REQUIRED TASK: Determine how many lines of the entries contain "this". Reply with that number alone.

RECORD EXTRACTS:
◆ ◆ ◆ ◆ ◆ ◆ ◆

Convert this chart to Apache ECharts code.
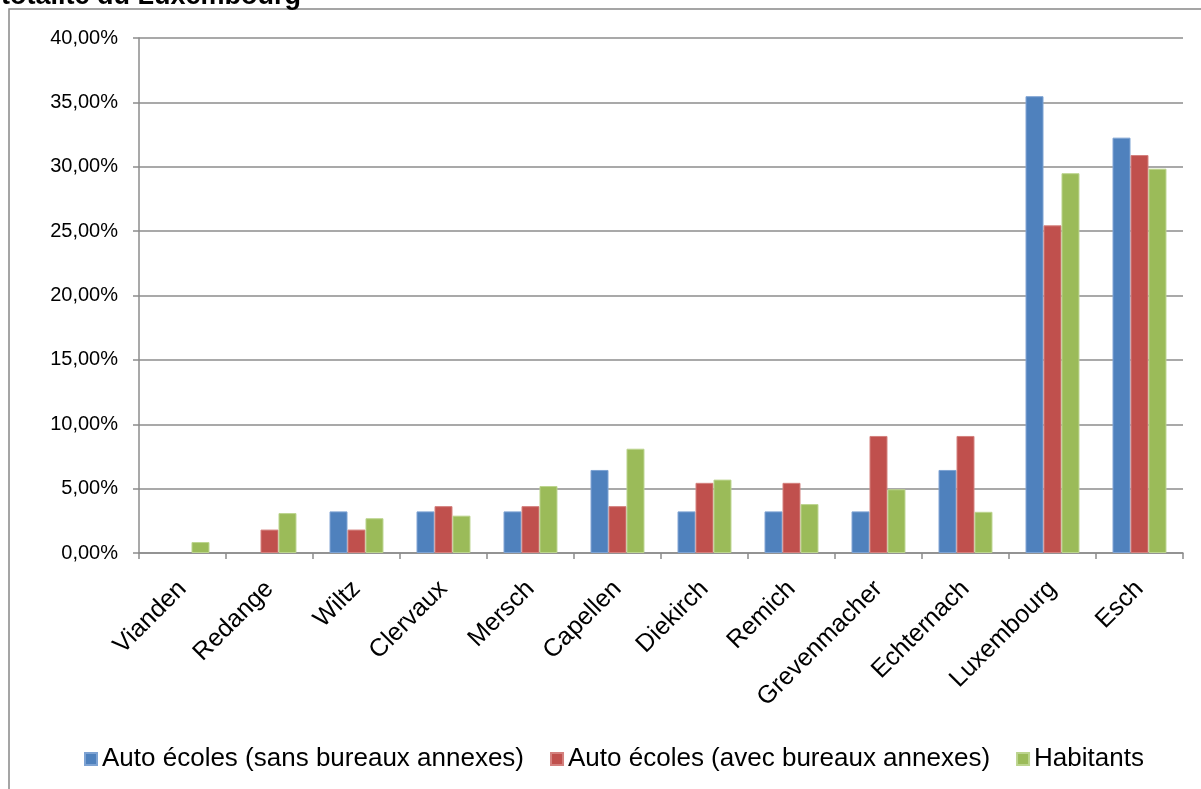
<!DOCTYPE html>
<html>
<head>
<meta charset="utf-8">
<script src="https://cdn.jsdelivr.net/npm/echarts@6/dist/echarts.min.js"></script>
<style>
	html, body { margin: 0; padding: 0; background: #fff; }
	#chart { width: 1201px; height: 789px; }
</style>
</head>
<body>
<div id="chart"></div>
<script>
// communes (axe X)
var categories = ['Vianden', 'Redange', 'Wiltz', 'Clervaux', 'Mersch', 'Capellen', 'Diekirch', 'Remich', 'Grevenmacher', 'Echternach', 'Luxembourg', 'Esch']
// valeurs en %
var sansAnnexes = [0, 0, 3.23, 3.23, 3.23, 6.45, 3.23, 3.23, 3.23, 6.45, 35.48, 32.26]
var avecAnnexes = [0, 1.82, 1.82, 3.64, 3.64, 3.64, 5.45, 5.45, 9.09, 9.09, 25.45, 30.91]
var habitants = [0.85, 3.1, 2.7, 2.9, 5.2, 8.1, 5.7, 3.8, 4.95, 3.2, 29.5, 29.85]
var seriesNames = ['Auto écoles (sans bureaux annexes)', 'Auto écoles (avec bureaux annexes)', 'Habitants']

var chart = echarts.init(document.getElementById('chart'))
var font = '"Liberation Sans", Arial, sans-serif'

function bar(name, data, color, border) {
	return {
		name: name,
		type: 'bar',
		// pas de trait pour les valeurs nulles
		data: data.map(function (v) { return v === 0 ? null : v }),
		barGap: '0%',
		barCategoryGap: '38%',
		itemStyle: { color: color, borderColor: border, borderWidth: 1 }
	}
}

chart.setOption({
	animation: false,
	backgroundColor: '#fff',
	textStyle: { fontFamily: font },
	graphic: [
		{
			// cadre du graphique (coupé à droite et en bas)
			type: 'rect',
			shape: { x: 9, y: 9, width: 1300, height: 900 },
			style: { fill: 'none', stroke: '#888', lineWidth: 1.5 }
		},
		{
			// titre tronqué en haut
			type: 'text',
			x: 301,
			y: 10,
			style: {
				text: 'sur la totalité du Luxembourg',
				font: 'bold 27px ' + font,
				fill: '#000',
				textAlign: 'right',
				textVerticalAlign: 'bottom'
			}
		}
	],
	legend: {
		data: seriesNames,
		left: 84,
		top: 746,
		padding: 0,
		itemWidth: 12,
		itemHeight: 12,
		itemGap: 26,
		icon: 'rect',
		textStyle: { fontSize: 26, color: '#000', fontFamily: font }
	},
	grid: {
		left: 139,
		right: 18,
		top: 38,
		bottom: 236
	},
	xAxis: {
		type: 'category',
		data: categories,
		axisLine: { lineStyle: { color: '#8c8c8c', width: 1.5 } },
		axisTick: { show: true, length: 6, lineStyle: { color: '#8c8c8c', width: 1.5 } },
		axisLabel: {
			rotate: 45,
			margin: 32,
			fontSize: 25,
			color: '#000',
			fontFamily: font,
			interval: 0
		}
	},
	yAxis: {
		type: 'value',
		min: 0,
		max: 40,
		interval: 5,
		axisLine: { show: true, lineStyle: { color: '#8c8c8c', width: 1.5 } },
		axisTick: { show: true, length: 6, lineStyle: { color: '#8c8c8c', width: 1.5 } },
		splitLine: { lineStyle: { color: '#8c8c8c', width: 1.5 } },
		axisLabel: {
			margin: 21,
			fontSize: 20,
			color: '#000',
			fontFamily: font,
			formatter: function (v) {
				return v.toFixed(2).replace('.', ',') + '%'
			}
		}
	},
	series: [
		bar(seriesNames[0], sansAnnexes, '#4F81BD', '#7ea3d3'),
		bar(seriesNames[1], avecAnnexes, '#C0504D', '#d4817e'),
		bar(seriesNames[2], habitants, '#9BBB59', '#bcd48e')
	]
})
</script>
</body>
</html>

◆ ◆ ◆ ◆ ◆ ◆ ◆

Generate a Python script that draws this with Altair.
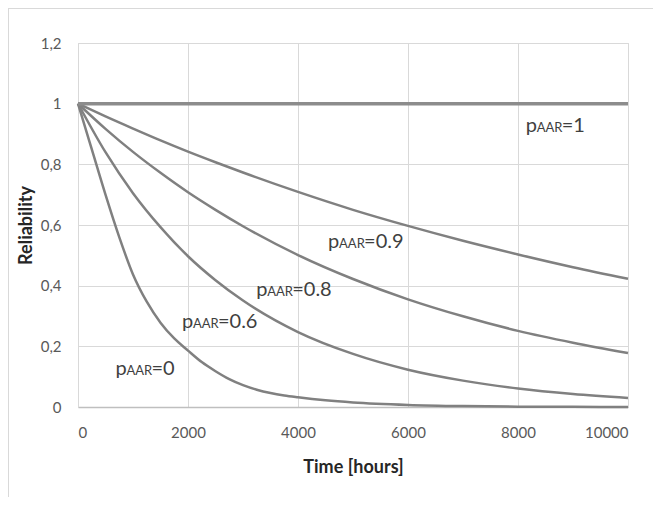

◆ ◆ ◆ ◆ ◆ ◆ ◆

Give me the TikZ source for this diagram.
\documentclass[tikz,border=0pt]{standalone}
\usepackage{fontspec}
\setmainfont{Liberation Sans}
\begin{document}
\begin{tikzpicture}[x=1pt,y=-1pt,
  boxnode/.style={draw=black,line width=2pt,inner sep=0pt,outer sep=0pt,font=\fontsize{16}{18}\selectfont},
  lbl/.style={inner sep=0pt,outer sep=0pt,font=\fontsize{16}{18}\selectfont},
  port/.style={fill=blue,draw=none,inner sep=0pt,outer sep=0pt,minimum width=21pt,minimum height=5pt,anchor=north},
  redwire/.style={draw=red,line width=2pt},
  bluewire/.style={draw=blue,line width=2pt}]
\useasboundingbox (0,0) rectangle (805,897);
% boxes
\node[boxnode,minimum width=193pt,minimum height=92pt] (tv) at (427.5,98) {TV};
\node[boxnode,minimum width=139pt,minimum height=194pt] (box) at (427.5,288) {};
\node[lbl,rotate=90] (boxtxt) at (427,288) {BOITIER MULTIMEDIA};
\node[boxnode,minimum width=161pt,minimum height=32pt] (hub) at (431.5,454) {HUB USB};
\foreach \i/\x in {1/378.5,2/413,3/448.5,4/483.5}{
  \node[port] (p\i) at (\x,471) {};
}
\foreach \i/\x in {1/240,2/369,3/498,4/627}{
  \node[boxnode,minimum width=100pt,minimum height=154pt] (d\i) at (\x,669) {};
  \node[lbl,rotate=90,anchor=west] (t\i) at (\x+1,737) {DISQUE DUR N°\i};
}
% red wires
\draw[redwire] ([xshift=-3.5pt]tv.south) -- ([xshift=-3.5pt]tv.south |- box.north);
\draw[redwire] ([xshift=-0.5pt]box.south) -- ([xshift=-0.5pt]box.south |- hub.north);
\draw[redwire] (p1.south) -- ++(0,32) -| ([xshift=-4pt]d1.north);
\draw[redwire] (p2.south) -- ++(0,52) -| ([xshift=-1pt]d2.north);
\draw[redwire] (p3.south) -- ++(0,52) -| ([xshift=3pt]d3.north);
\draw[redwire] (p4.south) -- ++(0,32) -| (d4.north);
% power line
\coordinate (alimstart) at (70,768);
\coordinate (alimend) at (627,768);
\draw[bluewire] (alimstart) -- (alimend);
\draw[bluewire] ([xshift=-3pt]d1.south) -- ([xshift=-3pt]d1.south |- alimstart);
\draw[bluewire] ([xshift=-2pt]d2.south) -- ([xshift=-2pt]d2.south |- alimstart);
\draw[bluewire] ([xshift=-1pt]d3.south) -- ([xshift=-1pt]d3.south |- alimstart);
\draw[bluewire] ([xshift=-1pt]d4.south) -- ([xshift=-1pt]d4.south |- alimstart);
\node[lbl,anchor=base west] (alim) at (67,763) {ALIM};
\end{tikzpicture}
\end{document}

◆ ◆ ◆ ◆ ◆ ◆ ◆

TASK ANSWER: 3